Intuition: $\frac{1}{p}+\frac {1}{q} = 1$ equivalent to $(p-1)(q-1)=1$.
It's intuitive if you think of $1/p$ and $1/q$, which we'll denote by $P$ and $Q$.
- The first equation tells you that $P+Q=1$, i.e. you can think of them as probabilities of complementary events, say $P=\operatorname{Prob}(A)$ and $Q=\operatorname{Prob}(\text{not }A)$.
- The second equation, in terms of $P$ and $Q$ is $$\frac{1-P}{P}\cdot\frac{1-Q}{Q}= \frac{\operatorname{Prob}(\text{not }A)}{\operatorname{Prob}(A)} \cdot \frac{\operatorname{Prob}(A)}{\operatorname{Prob}(\text{not }A)}=1$$
I think you can get some pictorial intuition if you rewrite $\frac{1}{p}+\frac{1}{q}=1$ as $q+p=pq$. Pretending $p$ and $q$ are positive numbers greater than $1$ for now, you can draw a rectangle with side lengths $q-1$ and $p-1$ with area $A$, whatever it is. Then extend both legs by $1$ "unit", and make a bigger rectangle. You end up getting two "thinner" rectangles of area $p-1$ and $q-1$ on the sides of your original rectangle, plus a little unit square in the corner. I drew a pretty low quality picture below.

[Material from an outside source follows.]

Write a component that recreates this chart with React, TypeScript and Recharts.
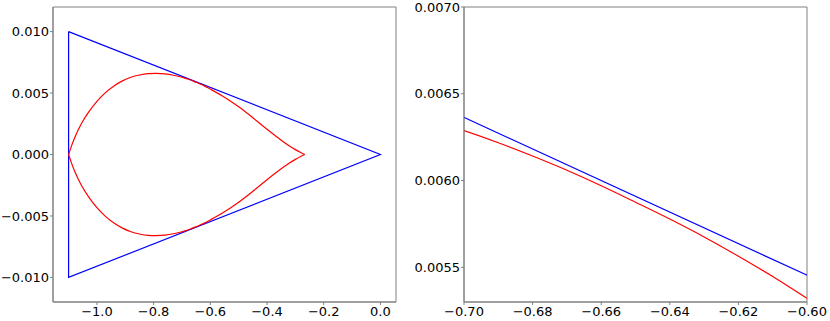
import React from "react";
import { Line, LineChart, ReferenceArea, XAxis, YAxis } from "recharts";

// blue triangle outline
const blueX = [-1.1, 0, -1.1, -1.1];
const blueY = [0.01, 0, -0.01, 0.01];

// red teardrop: x positions shared by the upper and lower arcs
const redX = [
  -1.1, -1.09, -1.077, -1.055, -1.03, -1.0, -0.97, -0.94, -0.91, -0.88, -0.85,
  -0.82, -0.79, -0.76, -0.73, -0.7, -0.69, -0.68, -0.67, -0.66, -0.65, -0.64,
  -0.63, -0.62, -0.61, -0.6, -0.55, -0.5, -0.45, -0.4, -0.35, -0.325, -0.3,
  -0.283, -0.267,
];
const redUpperY = [
  0, 0.00068, 0.00145, 0.0025, 0.00342, 0.00432, 0.00503, 0.00558, 0.00599,
  0.00628, 0.00647, 0.00658, 0.0066, 0.00656, 0.00645, 0.006288, 0.006218,
  0.006141, 0.006059, 0.00597, 0.005875, 0.005778, 0.005675, 0.005564,
  0.005447, 0.005321, 0.004659, 0.003877, 0.002989, 0.002053, 0.001165,
  0.000757, 0.000397, 0.000176, 0,
];
const redLowerY = [
  0, -0.00068, -0.00145, -0.0025, -0.00342, -0.00432, -0.00503, -0.00558,
  -0.00599, -0.00628, -0.00647, -0.00658, -0.0066, -0.00656, -0.00645,
  -0.006288, -0.006218, -0.006141, -0.006059, -0.00597, -0.005875, -0.005778,
  -0.005675, -0.005564, -0.005447, -0.005321, -0.004659, -0.003877,
  -0.002989, -0.002053, -0.001165, -0.000757, -0.000397, -0.000176, 0,
];

const leftXTicks = [-1.0, -0.8, -0.6, -0.4, -0.2, 0.0];
const leftYTicks = [-0.01, -0.005, 0, 0.005, 0.01];
const rightXTicks = [-0.7, -0.68, -0.66, -0.64, -0.62, -0.6];
const rightYTicks = [0.0055, 0.006, 0.0065, 0.007];

const blueData = blueX.map((x, i) => ({ x, y: blueY[i] }));
const redUpper = redX.map((x, i) => ({ x, y: redUpperY[i] }));
const redLower = redX.map((x, i) => ({ x, y: redLowerY[i] }));

const fmt = (d: number) => (v: number) => {
  const s = v.toFixed(d);
  return s.startsWith("-") ? "\u2212" + s.slice(1) : s;
};

const tickStyle = { fill: "#000", fontSize: 13, fontFamily: "DejaVu Sans" };
const spine = "#808080";

function Panel({
  width,
  marginRight,
  yWidth,
  xDomain,
  yDomain,
  xTicks,
  yTicks,
  xDec,
  yDec,
}: {
  width: number;
  marginRight: number;
  yWidth: number;
  xDomain: [number, number];
  yDomain: [number, number];
  xTicks: number[];
  yTicks: number[];
  xDec: number;
  yDec: number;
}) {
  return (
    <LineChart
      width={width}
      height={321}
      margin={{ top: 7, right: marginRight, left: 0, bottom: 0 }}
    >
      <XAxis
        type="number"
        dataKey="x"
        domain={xDomain}
        ticks={xTicks}
        interval={0}
        allowDataOverflow
        tickFormatter={fmt(xDec)}
        tick={tickStyle}
        tickSize={3}
        tickMargin={2}
        height={19}
        stroke={spine}
      />
      <YAxis
        type="number"
        dataKey="y"
        domain={yDomain}
        ticks={yTicks}
        interval={0}
        allowDataOverflow
        tickFormatter={fmt(yDec)}
        tick={tickStyle}
        tickSize={3}
        tickMargin={1}
        width={yWidth}
        stroke={spine}
      />
      <ReferenceArea
        x1={xDomain[0]}
        x2={xDomain[1]}
        y1={yDomain[0]}
        y2={yDomain[1]}
        fill="none"
        stroke={spine}
        strokeWidth={1}
        ifOverflow="visible"
      />
      <Line
        data={blueData}
        dataKey="y"
        type="linear"
        stroke="#0000ff"
        strokeWidth={1.2}
        dot={false}
        isAnimationActive={false}
      />
      <Line
        data={redUpper}
        dataKey="y"
        type="monotoneX"
        stroke="#ff0000"
        strokeWidth={1.2}
        dot={false}
        isAnimationActive={false}
      />
      <Line
        data={redLower}
        dataKey="y"
        type="monotoneX"
        stroke="#ff0000"
        strokeWidth={1.2}
        dot={false}
        isAnimationActive={false}
      />
    </LineChart>
  );
}

export default function App() {
  return (
    <div
      style={{
        position: "absolute",
        left: 0,
        top: 0,
        width: 830,
        height: 321,
        background: "#fff",
        display: "flex",
      }}
    >
      <Panel
        width={400}
        marginRight={4}
        yWidth={53}
        xDomain={[-1.155, 0.055]}
        yDomain={[-0.012, 0.012]}
        xTicks={leftXTicks}
        yTicks={leftYTicks}
        xDec={1}
        yDec={3}
      />
      <Panel
        width={430}
        marginRight={23}
        yWidth={64}
        xDomain={[-0.7, -0.6]}
        yDomain={[0.0053, 0.007]}
        xTicks={rightXTicks}
        yTicks={rightYTicks}
        xDec={2}
        yDec={4}
      />
    </div>
  );
}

Then geometrically, if $(q-1)(p-1)=1$, i.e., $A=1$, adding the area of four pieces shows the big outer rectangle has area $q+p$, so $pq=q+p$.
Conversely, if $pq=q+p$, so that the big outer rectangle has area $q+p$, the thin upper rectangle and unit square give you $p$ units of area, the side thin rectangle gives you $q-1$ units of area, so $A$ must equal $1$ to give you the last unit of area. That is $(p-1)(q-1)=1$.